Your objective = Transcribe all the entries word for word, omitting any pictures they contain.

--

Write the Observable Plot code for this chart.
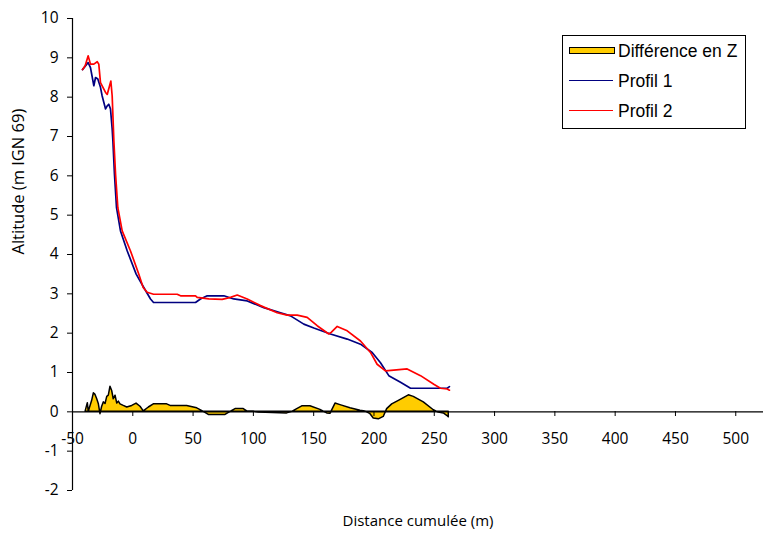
<!DOCTYPE html>
<html><head><meta charset="utf-8">
<script src="https://cdn.jsdelivr.net/npm/d3@7"></script>
<script src="https://cdn.jsdelivr.net/npm/@observablehq/plot@0.6"></script>
<style>
body{margin:0;background:#fff;}
#wrap{position:relative;width:763px;height:536px;overflow:hidden;}
#legend{position:absolute;left:562px;top:35px;width:182px;height:92px;border:1px solid #000;background:#fff;font-family:"Liberation Sans",Arial,sans-serif;font-size:17.5px;color:#000;}
.row{position:absolute;left:0;height:20px;width:100%;}
.sw{position:absolute;left:6px;width:44px;}
.lab{position:absolute;left:55px;top:0;line-height:20px;white-space:nowrap;}
</style></head>
<body><div id="wrap"><div id="chart"></div><div id="legend"></div></div>
<script>
// Profil 1 (blue)
const p1Dist = [-41.7,-37.0,-35.1,-32.3,-30.9,-29.0,-26.8,-25.4,-22.6,-21.2,-19.9,-18.5,-17.1,-16.5,-15.2,-13.5,-10.2,-4.6,2.8,9.1,14.7,17.2,52.0,56.1,61.7,75.5,83.7,94.9,108.6,122.5,130.8,141.8,150.1,163.9,177.8,188.8,198.5,205.4,212.3,222.0,230.3,260.7,262.6];
const p1Alt  = [8.70,8.88,8.75,8.29,8.50,8.46,8.25,8.03,7.70,7.78,7.82,7.70,7.19,6.89,6.04,5.19,4.60,4.09,3.50,3.16,2.87,2.78,2.78,2.87,2.95,2.95,2.87,2.82,2.65,2.52,2.44,2.23,2.13,1.98,1.85,1.72,1.51,1.25,0.92,0.75,0.60,0.60,0.64];
// Profil 2 (red)
const p2Dist = [-41.7,-39.5,-37.0,-35.1,-32.3,-29.5,-28.2,-26.8,-22.6,-21.2,-18.2,-17.1,-15.7,-14.3,-12.4,-8.8,-1.9,5.0,8.6,11.9,17.2,36.8,39.6,52.0,53.4,63.0,74.1,81.0,86.6,94.9,105.9,119.7,128.0,136.3,144.6,152.9,162.5,164.5,169.5,177.8,188.8,197.1,202.6,209.5,216.4,227.5,238.6,249.6,255.1,260.7,262.6];
const p2Alt  = [8.70,8.80,9.05,8.84,8.84,8.90,8.84,8.37,8.12,8.07,8.41,8.03,6.89,6.04,5.19,4.60,4.09,3.50,3.16,3.04,2.99,2.99,2.95,2.95,2.91,2.87,2.86,2.91,2.97,2.87,2.70,2.52,2.46,2.46,2.40,2.19,1.98,2.02,2.17,2.06,1.80,1.51,1.21,1.04,1.06,1.09,0.92,0.70,0.60,0.58,0.55];
// Différence en Z (yellow area)
const diffDist = [-39.2,-37.3,-36.5,-33.7,-32.3,-30.9,-29.5,-28.2,-26.8,-25.4,-24.0,-22.6,-21.2,-19.9,-18.5,-17.1,-15.8,-14.3,-12.9,-11.6,-10.2,-7.5,-4.6,-0.5,3.1,6.4,9.1,13.3,17.4,28.5,31.3,45.1,53.4,58.9,63.0,76.9,81.0,85.2,92.0,94.9,100.3,104.5,128.0,132.2,140.5,147.3,155.6,161.2,163.9,168.1,172.2,180.5,188.8,192.9,197.1,199.8,204.0,208.1,210.9,215.1,220.6,228.9,233.0,241.3,249.6,253.7,257.9,260.7,262.0];
const diffZ    = [0,0.22,0.0,0.28,0.47,0.43,0.32,0.20,-0.06,0.13,0.24,0.20,0.38,0.41,0.64,0.53,0.32,0.41,0.21,0.26,0.19,0.15,0.11,0.15,0.21,0.13,0.01,0.11,0.19,0.19,0.15,0.15,0.09,0.0,-0.08,-0.08,0.0,0.07,0.07,0.01,0.01,-0.02,-0.04,0.0,0.14,0.14,0.05,-0.04,-0.05,0.21,0.17,0.09,0.03,0.01,-0.06,-0.17,-0.19,-0.13,0.07,0.19,0.28,0.42,0.38,0.24,0.04,-0.02,-0.04,-0.10,-0.14];

const xTicks = [-50,0,50,100,150,200,250,300,350,400,450,500];
const yTicks = [-2,-1,0,1,2,3,4,5,6,7,8,9,10];
const seriesNames = ["Différence en Z","Profil 1","Profil 2"];
const seriesColors = ["#FFCC00","#000080","#FF0000"];

const p1 = p1Dist.map((d,i)=>({d, z:p1Alt[i]}));
const p2 = p2Dist.map((d,i)=>({d, z:p2Alt[i]}));
const diff = diffDist.map((d,i)=>({d, z:diffZ[i]}));
const fmt = v => String(v);

const chart = Plot.plot({
  width:763, height:536,
  marginLeft:72, marginRight:0, marginTop:18, marginBottom:46,
  x:{domain:[-50,523]},
  y:{domain:[-2,10]},
  style:{fontFamily:"'Open Sans', sans-serif", fontSize:"15px", color:"#000", background:"#fff"},
  marks:[
    Plot.areaY(diff, {x:"d", y:"z", fill:seriesColors[0], stroke:"#000", strokeWidth:1.5}),
    Plot.ruleY([0], {stroke:"#000", strokeWidth:1.2}),
    Plot.ruleX([-50], {stroke:"#000", strokeWidth:1.2}),
    Plot.axisY(yTicks, {anchor:"left", tickSize:5, tickPadding:9, tickFormat:fmt, label:null, fontSize:15.5}),
    Plot.axisX(xTicks, {anchor:"bottom", dy:-79, tickSize:5, tickPadding:16, tickFormat:fmt, label:null, fontSize:15.5}),
    Plot.text(["Altitude (m IGN 69)"], {frameAnchor:"left", rotate:-90, dx:-54, fontSize:16.5}),
    Plot.text(["Distance cumulée (m)"], {frameAnchor:"bottom", dy:35, fontSize:15}),
    Plot.lineY(p1, {x:"d", y:"z", stroke:seriesColors[1], strokeWidth:1.7}),
    Plot.lineY(p2, {x:"d", y:"z", stroke:seriesColors[2], strokeWidth:1.7})
  ]
});
document.getElementById("chart").appendChild(chart);

const leg = document.getElementById("legend");
seriesNames.forEach((name,i)=>{
  const row = document.createElement("div");
  row.className = "row";
  row.style.top = (5 + i*30) + "px";
  const sw = document.createElement("div");
  sw.className = "sw";
  if (i === 0) {
    sw.style.top = "6px"; sw.style.height = "5px";
    sw.style.background = seriesColors[i]; sw.style.border = "1.5px solid #000";
  } else {
    sw.style.top = "9px"; sw.style.height = "0px";
    sw.style.borderTop = "1.5px solid " + seriesColors[i];
  }
  const lab = document.createElement("div");
  lab.className = "lab"; lab.textContent = name;
  row.appendChild(sw); row.appendChild(lab);
  leg.appendChild(row);
});
</script>
</body></html>
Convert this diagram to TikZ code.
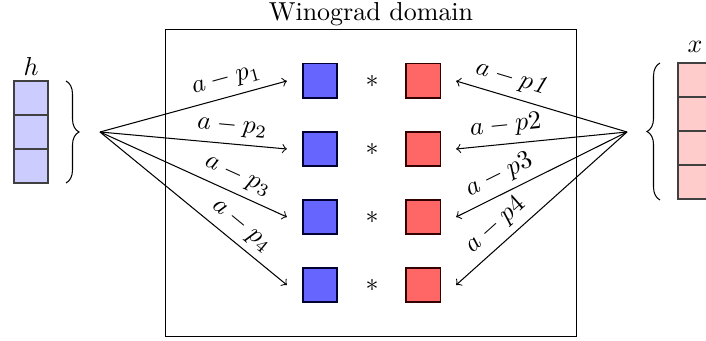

--

Reply to the task =
Write the Observable Plot code for this chart.
<!DOCTYPE html>
<html><head><meta charset="utf-8">
<script src="https://cdn.jsdelivr.net/npm/d3@7"></script>
<script src="https://cdn.jsdelivr.net/npm/@observablehq/plot@0.6"></script>
<style>
body{margin:0;background:#fff;}
#wrap{position:relative;width:763px;height:536px;overflow:hidden;}
#legend{position:absolute;left:562px;top:35px;width:182px;height:92px;border:1px solid #000;background:#fff;font-family:"Liberation Sans",Arial,sans-serif;font-size:17.5px;color:#000;}
.row{position:absolute;left:0;height:20px;width:100%;}
.sw{position:absolute;left:6px;width:44px;}
.lab{position:absolute;left:55px;top:0;line-height:20px;white-space:nowrap;}
</style></head>
<body><div id="wrap"><div id="chart"></div><div id="legend"></div></div>
<script>
// Profil 1 (blue)
const p1Dist = [-41.7,-37.0,-35.1,-32.3,-30.9,-29.0,-26.8,-25.4,-22.6,-21.2,-19.9,-18.5,-17.1,-16.5,-15.2,-13.5,-10.2,-4.6,2.8,9.1,14.7,17.2,52.0,56.1,61.7,75.5,83.7,94.9,108.6,122.5,130.8,141.8,150.1,163.9,177.8,188.8,198.5,205.4,212.3,222.0,230.3,260.7,262.6];
const p1Alt  = [8.70,8.88,8.75,8.29,8.50,8.46,8.25,8.03,7.70,7.78,7.82,7.70,7.19,6.89,6.04,5.19,4.60,4.09,3.50,3.16,2.87,2.78,2.78,2.87,2.95,2.95,2.87,2.82,2.65,2.52,2.44,2.23,2.13,1.98,1.85,1.72,1.51,1.25,0.92,0.75,0.60,0.60,0.64];
// Profil 2 (red)
const p2Dist = [-41.7,-39.5,-37.0,-35.1,-32.3,-29.5,-28.2,-26.8,-22.6,-21.2,-18.2,-17.1,-15.7,-14.3,-12.4,-8.8,-1.9,5.0,8.6,11.9,17.2,36.8,39.6,52.0,53.4,63.0,74.1,81.0,86.6,94.9,105.9,119.7,128.0,136.3,144.6,152.9,162.5,164.5,169.5,177.8,188.8,197.1,202.6,209.5,216.4,227.5,238.6,249.6,255.1,260.7,262.6];
const p2Alt  = [8.70,8.80,9.05,8.84,8.84,8.90,8.84,8.37,8.12,8.07,8.41,8.03,6.89,6.04,5.19,4.60,4.09,3.50,3.16,3.04,2.99,2.99,2.95,2.95,2.91,2.87,2.86,2.91,2.97,2.87,2.70,2.52,2.46,2.46,2.40,2.19,1.98,2.02,2.17,2.06,1.80,1.51,1.21,1.04,1.06,1.09,0.92,0.70,0.60,0.58,0.55];
// Différence en Z (yellow area)
const diffDist = [-39.2,-37.3,-36.5,-33.7,-32.3,-30.9,-29.5,-28.2,-26.8,-25.4,-24.0,-22.6,-21.2,-19.9,-18.5,-17.1,-15.8,-14.3,-12.9,-11.6,-10.2,-7.5,-4.6,-0.5,3.1,6.4,9.1,13.3,17.4,28.5,31.3,45.1,53.4,58.9,63.0,76.9,81.0,85.2,92.0,94.9,100.3,104.5,128.0,132.2,140.5,147.3,155.6,161.2,163.9,168.1,172.2,180.5,188.8,192.9,197.1,199.8,204.0,208.1,210.9,215.1,220.6,228.9,233.0,241.3,249.6,253.7,257.9,260.7,262.0];
const diffZ    = [0,0.22,0.0,0.28,0.47,0.43,0.32,0.20,-0.06,0.13,0.24,0.20,0.38,0.41,0.64,0.53,0.32,0.41,0.21,0.26,0.19,0.15,0.11,0.15,0.21,0.13,0.01,0.11,0.19,0.19,0.15,0.15,0.09,0.0,-0.08,-0.08,0.0,0.07,0.07,0.01,0.01,-0.02,-0.04,0.0,0.14,0.14,0.05,-0.04,-0.05,0.21,0.17,0.09,0.03,0.01,-0.06,-0.17,-0.19,-0.13,0.07,0.19,0.28,0.42,0.38,0.24,0.04,-0.02,-0.04,-0.10,-0.14];

const xTicks = [-50,0,50,100,150,200,250,300,350,400,450,500];
const yTicks = [-2,-1,0,1,2,3,4,5,6,7,8,9,10];
const seriesNames = ["Différence en Z","Profil 1","Profil 2"];
const seriesColors = ["#FFCC00","#000080","#FF0000"];

const p1 = p1Dist.map((d,i)=>({d, z:p1Alt[i]}));
const p2 = p2Dist.map((d,i)=>({d, z:p2Alt[i]}));
const diff = diffDist.map((d,i)=>({d, z:diffZ[i]}));
const fmt = v => String(v);

const chart = Plot.plot({
  width:763, height:536,
  marginLeft:72, marginRight:0, marginTop:18, marginBottom:46,
  x:{domain:[-50,523]},
  y:{domain:[-2,10]},
  style:{fontFamily:"'Open Sans', sans-serif", fontSize:"15px", color:"#000", background:"#fff"},
  marks:[
    Plot.areaY(diff, {x:"d", y:"z", fill:seriesColors[0], stroke:"#000", strokeWidth:1.5}),
    Plot.ruleY([0], {stroke:"#000", strokeWidth:1.2}),
    Plot.ruleX([-50], {stroke:"#000", strokeWidth:1.2}),
    Plot.axisY(yTicks, {anchor:"left", tickSize:5, tickPadding:9, tickFormat:fmt, label:null, fontSize:15.5}),
    Plot.axisX(xTicks, {anchor:"bottom", dy:-79, tickSize:5, tickPadding:16, tickFormat:fmt, label:null, fontSize:15.5}),
    Plot.text(["Altitude (m IGN 69)"], {frameAnchor:"left", rotate:-90, dx:-54, fontSize:16.5}),
    Plot.text(["Distance cumulée (m)"], {frameAnchor:"bottom", dy:35, fontSize:15}),
    Plot.lineY(p1, {x:"d", y:"z", stroke:seriesColors[1], strokeWidth:1.7}),
    Plot.lineY(p2, {x:"d", y:"z", stroke:seriesColors[2], strokeWidth:1.7})
  ]
});
document.getElementById("chart").appendChild(chart);

const leg = document.getElementById("legend");
seriesNames.forEach((name,i)=>{
  const row = document.createElement("div");
  row.className = "row";
  row.style.top = (5 + i*30) + "px";
  const sw = document.createElement("div");
  sw.className = "sw";
  if (i === 0) {
    sw.style.top = "6px"; sw.style.height = "5px";
    sw.style.background = seriesColors[i]; sw.style.border = "1.5px solid #000";
  } else {
    sw.style.top = "9px"; sw.style.height = "0px";
    sw.style.borderTop = "1.5px solid " + seriesColors[i];
  }
  const lab = document.createElement("div");
  lab.className = "lab"; lab.textContent = name;
  row.appendChild(sw); row.appendChild(lab);
  leg.appendChild(row);
});
</script>
</body></html>
Convert this diagram to TikZ code.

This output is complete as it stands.